Di ruang-ruang seminar, kapitalisme pendidikan menyamar dengan bahasa yang sopan: “inovasi,” “daya saing,” “mutu,” dan “branding sekolah.”
Padahal di balik itu semua tersembunyi sistem yang menukar nilai kemanusiaan dengan nilai ekonomi.
Pendidikan tidak lagi dijalankan untuk membentuk karakter, melainkan untuk memuaskan pasar kerja.
Anak-anak dididik untuk patuh pada sistem, bukan berpikir merdeka.
Akibatnya, lahirlah generasi yang cerdas secara akademik, tetapi miskin empati.
Mereka tahu rumus, tapi lupa rasa.
Mereka hafal teori, tapi asing terhadap kenyataan sosial.
Sekolah menjadi ruang kompetisi, bukan kolaborasi.
Yang kalah merasa bodoh, yang menang merasa berharga — padahal keduanya sama-sama kehilangan arah.
Kapitalisme pendidikan juga melahirkan kesenjangan sosial yang dalam.
Anak kaya membeli kesempatan belajar, anak miskin membeli mimpi yang tak pernah sampai.
Orang tua dipaksa berpikir bahwa masa depan anaknya bergantung pada seberapa mahal biaya sekolah.
Pendidikan yang dulu menjadi hak, kini menjadi kemewahan.
Kita sedang hidup di zaman di mana ijazah lebih dihargai daripada kejujuran,
nilai rapor lebih penting daripada nilai moral,
dan angka kelulusan lebih bermakna daripada arah hidup.

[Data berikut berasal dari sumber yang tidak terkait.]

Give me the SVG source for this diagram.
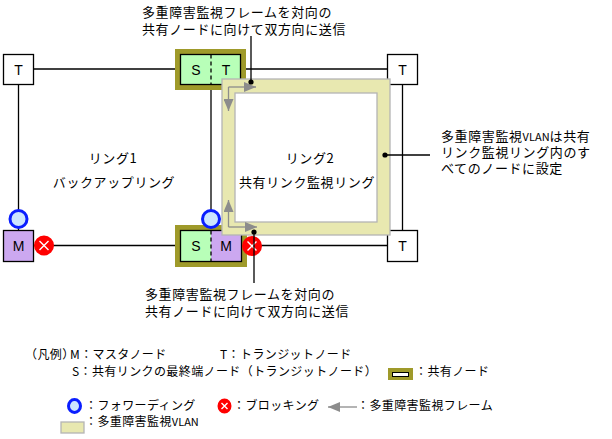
<svg xmlns="http://www.w3.org/2000/svg" width="612" height="439" viewBox="0 0 612 439">
<style>
text{font-family:"Noto Sans CJK JP","Noto Sans",sans-serif;fill:#000}
.lbl{font-size:13px;letter-spacing:0.6px}
.lg{font-size:12px;letter-spacing:0.4px}
.nl{font-family:"Liberation Sans",sans-serif;font-size:14px;text-anchor:middle}
.v{font-size:11px;letter-spacing:0}
.ln{stroke:#000;stroke-width:1.3;fill:none}
.box{stroke:#000;stroke-width:1.3}
.olive{fill:#9f9a2a}
.green{fill:#b8ffb8}
.purple{fill:#cca8f0}
.white{fill:#fff}
.fwd{fill:#cce5ff;stroke:#0a1eff;stroke-width:3}
.blk{fill:#ff0000;stroke:#ff0000;stroke-width:2}
.x{stroke:#fff;stroke-width:1.4}
.vlan{fill:#e8e8b0;stroke:#b4b4b4;stroke-width:1.3}
.frame{stroke:#8c8c8c;stroke-width:1.3;fill:none;marker-end:url(#ah)}
.dot{fill:#000}
</style>
<defs>
<marker id="ah" viewBox="0 0 12 10" refX="12" refY="5" markerWidth="12" markerHeight="10" markerUnits="userSpaceOnUse" orient="auto">
<path d="M0,0 L12,5 L0,10 z" fill="#8c8c8c"/>
</marker>
</defs>

<g id="connectors">
<line class="ln" x1="33" y1="69" x2="175" y2="69"/>
<line class="ln" x1="246" y1="69" x2="387" y2="69"/>
<line class="ln" x1="18.5" y1="84" x2="18.5" y2="230"/>
<line class="ln" x1="33" y1="245.5" x2="175" y2="245.5"/>
<line class="ln" x1="247" y1="245.5" x2="387" y2="245.5"/>
<line class="ln" x1="211" y1="90" x2="211" y2="225"/>
<line class="ln" x1="402.5" y1="84" x2="402.5" y2="230"/>
</g>

<g id="node-t1">
<rect class="box white" x="3.5" y="54.5" width="30" height="30"/>
<text class="nl" x="18.5" y="74.5">T</text>
</g>
<g id="node-t2">
<rect class="box white" x="387.5" y="54.5" width="30" height="30"/>
<text class="nl" x="402.5" y="74.5">T</text>
</g>
<g id="node-t3">
<rect class="box white" x="387.5" y="230.5" width="30" height="31"/>
<text class="nl" x="402.5" y="251">T</text>
</g>
<g id="node-m">
<rect class="box purple" x="3.5" y="230.5" width="30" height="31"/>
<text class="nl" x="18.5" y="251">M</text>
</g>
<g id="node-shared-top">
<rect class="olive" x="175" y="49" width="71" height="41"/>
<rect class="box green" x="180.5" y="54.5" width="60" height="30"/>
<line x1="211" y1="54.5" x2="211" y2="84.5" stroke="#000" stroke-width="1.3" stroke-dasharray="4,3"/>
<text class="nl" x="196" y="74.5">S</text>
<text class="nl" x="226" y="74.5">T</text>
</g>
<g id="node-shared-bottom">
<rect class="olive" x="175" y="225" width="72" height="42"/>
<rect class="green" x="180.5" y="230.5" width="30.5" height="31"/>
<rect class="purple" x="211" y="230.5" width="30.5" height="31"/>
<rect class="box" fill="none" x="180.5" y="230.5" width="61" height="31"/>
<line x1="211" y1="230.5" x2="211" y2="261.5" stroke="#000" stroke-width="1.3" stroke-dasharray="4,3"/>
<text class="nl" x="196" y="251">S</text>
<text class="nl" x="226" y="251">M</text>
</g>

<g id="vlan-ring">
<rect class="vlan" x="222" y="79" width="168" height="156"/>
<rect class="white" stroke="#b4b4b4" stroke-width="1.3" x="235" y="93" width="142" height="129"/>
</g>

<g id="frames">
<path class="frame" d="M228.5,87 H256"/>
<path class="frame" d="M228.5,87 V111"/>
<path class="frame" d="M228.5,227 V200"/>
<path class="frame" d="M228.5,227 H257"/>
</g>

<g id="states">
<circle class="fwd" cx="18.5" cy="219" r="8.5"/>
<circle class="fwd" cx="211" cy="219" r="8.5"/>
<g id="blk1">
<circle class="blk" cx="44" cy="245.5" r="9"/>
<path class="x" d="M39.5,241 L48.5,250 M48.5,241 L39.5,250"/>
</g>
<g id="blk2">
<circle class="blk" cx="252" cy="246" r="9"/>
<path class="x" d="M247.5,241.5 L256.5,250.5 M256.5,241.5 L247.5,250.5"/>
</g>
</g>

<g id="callouts">
<line class="ln" x1="251" y1="36" x2="251" y2="82"/>
<circle class="dot" cx="251" cy="82" r="2.6"/>
<line class="ln" x1="254" y1="232" x2="254" y2="283"/>
<circle class="dot" cx="254" cy="232" r="2.6"/>
<line class="ln" x1="385" y1="155" x2="430" y2="155"/>
<circle class="dot" cx="385" cy="155" r="2.6"/>
</g>

<g id="labels">
<text class="lbl" x="142" y="17">多重障害監視フレームを対向の</text>
<text class="lbl" x="142" y="34">共有ノードに向けて双方向に送信</text>
<text class="lbl" x="145" y="299">多重障害監視フレームを対向の</text>
<text class="lbl" x="145" y="316">共有ノードに向けて双方向に送信</text>
<text class="lbl" x="113" y="163" text-anchor="middle">リング1</text>
<text class="lbl" x="114" y="187" text-anchor="middle">バックアップリング</text>
<text class="lbl" x="310" y="163" text-anchor="middle">リング2</text>
<text class="lbl" x="307" y="187" text-anchor="middle">共有リンク監視リング</text>
<text class="lbl" x="441" y="141">多重障害監視<tspan class="v">VLAN</tspan>は共有</text>
<text class="lbl" x="441" y="157">リンク監視リング内のす</text>
<text class="lbl" x="441" y="173">べてのノードに設定</text>
</g>

<g id="legend">
<text class="lg" x="25" y="359">（凡例）</text>
<text class="lg" x="70" y="359">M：マスタノード</text>
<text class="lg" x="220" y="359">T：トランジットノード</text>
<text class="lg" x="72" y="376">S：共有リンクの最終端ノード（トランジットノード）</text>
<rect class="olive" x="388" y="368" width="25" height="12"/>
<rect fill="#fff" stroke="#000" stroke-width="1" x="392.5" y="372.5" width="16" height="4"/>
<text class="lg" x="415" y="376">：共有ノード</text>
<ellipse class="fwd" cx="74.5" cy="406" rx="6" ry="6.5"/>
<text class="lg" x="85" y="410">：フォワーディング</text>
<g>
<ellipse class="blk" cx="224.5" cy="406" rx="6" ry="6.5"/>
<path class="x" d="M221.5,403 L227.5,409 M227.5,403 L221.5,409"/>
</g>
<text class="lg" x="233" y="410">：ブロッキング</text>
<path class="frame" d="M357,407 H328"/>
<text class="lg" x="357" y="410">：多重障害監視フレーム</text>
<rect class="vlan" x="61" y="422" width="23" height="11"/>
<text class="lg" x="85" y="426">：多重障害監視<tspan class="v">VLAN</tspan></text>
</g>
</svg>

Inilah wajah kapitalisme pendidikan — sistem yang menggiling manusia menjadi data, laporan, dan prestasi palsu.
Sebuah sistem yang membuat guru kehilangan panggilan jiwanya, murid kehilangan kemerdekaannya, dan pendidikan kehilangan maknanya.
Namun, semua ini bukan akhir.
Masih ada jalan untuk melawan, dengan cara mengembalikan ruh pendidikan kepada kemanusiaan.
Pendidikan harus kembali menjadi hak, bukan bisnis.
Guru harus kembali menjadi pendidik, bukan operator sistem.
Dan murid harus kembali menjadi manusia yang belajar, bukan barang keuntungan angka.
Pendidikan sejati bukan tentang siapa yang paling cepat menghafal, tapi siapa yang paling mampu memahami hidup.
Bukan tentang siapa yang mendapat nilai tertinggi, tapi siapa yang mampu menjadi manusia terbaik.
Karena sejatinya, pendidikan bukan investasi ekonomi — melainkan perjalanan spiritual untuk membentuk akal dan hati manusia.
Ketika ilmu dijual, moral hilang.
Ketika murid dihitung, kemanusiaan terhapus.
Dan ketika pendidikan kehilangan cinta, bangsa kehilangan arah.